▶ **Your goal**:
Tally up the lines below that include the word "chart". Answer with the number alone.

▶ **Data shown**:
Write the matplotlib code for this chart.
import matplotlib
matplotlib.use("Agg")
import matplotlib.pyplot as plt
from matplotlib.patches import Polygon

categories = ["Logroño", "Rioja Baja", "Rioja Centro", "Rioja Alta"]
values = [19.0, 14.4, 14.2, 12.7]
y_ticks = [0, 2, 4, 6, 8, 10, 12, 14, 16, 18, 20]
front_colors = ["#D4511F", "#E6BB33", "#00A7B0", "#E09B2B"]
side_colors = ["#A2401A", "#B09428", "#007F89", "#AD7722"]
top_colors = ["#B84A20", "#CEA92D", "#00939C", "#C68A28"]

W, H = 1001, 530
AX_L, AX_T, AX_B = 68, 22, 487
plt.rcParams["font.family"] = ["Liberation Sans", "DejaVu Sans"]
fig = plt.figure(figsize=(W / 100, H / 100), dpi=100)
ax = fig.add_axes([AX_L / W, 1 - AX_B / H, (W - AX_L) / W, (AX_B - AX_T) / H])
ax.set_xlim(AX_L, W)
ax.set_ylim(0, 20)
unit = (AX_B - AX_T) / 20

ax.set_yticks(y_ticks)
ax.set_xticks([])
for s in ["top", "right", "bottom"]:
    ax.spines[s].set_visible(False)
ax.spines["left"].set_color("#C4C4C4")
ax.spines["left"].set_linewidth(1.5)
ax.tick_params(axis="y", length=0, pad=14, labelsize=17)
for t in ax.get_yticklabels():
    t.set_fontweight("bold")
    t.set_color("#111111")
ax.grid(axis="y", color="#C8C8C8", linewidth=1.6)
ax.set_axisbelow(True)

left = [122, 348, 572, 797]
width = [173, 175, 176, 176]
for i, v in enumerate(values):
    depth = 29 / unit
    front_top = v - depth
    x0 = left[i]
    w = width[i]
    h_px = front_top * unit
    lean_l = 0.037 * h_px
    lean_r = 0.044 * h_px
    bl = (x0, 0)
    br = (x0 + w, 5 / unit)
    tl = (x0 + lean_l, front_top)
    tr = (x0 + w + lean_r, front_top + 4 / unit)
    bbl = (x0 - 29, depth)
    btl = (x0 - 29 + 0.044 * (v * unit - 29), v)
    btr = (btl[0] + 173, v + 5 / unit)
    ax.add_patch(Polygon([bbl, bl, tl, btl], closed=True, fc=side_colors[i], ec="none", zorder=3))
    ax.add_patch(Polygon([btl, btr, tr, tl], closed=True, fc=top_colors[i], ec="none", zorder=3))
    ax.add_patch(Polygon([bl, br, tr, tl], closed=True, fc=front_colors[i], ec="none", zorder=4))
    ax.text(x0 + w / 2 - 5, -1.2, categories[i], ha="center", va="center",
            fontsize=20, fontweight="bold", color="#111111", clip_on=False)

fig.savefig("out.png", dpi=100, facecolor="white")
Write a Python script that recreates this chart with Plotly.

▶ **Written response**:
2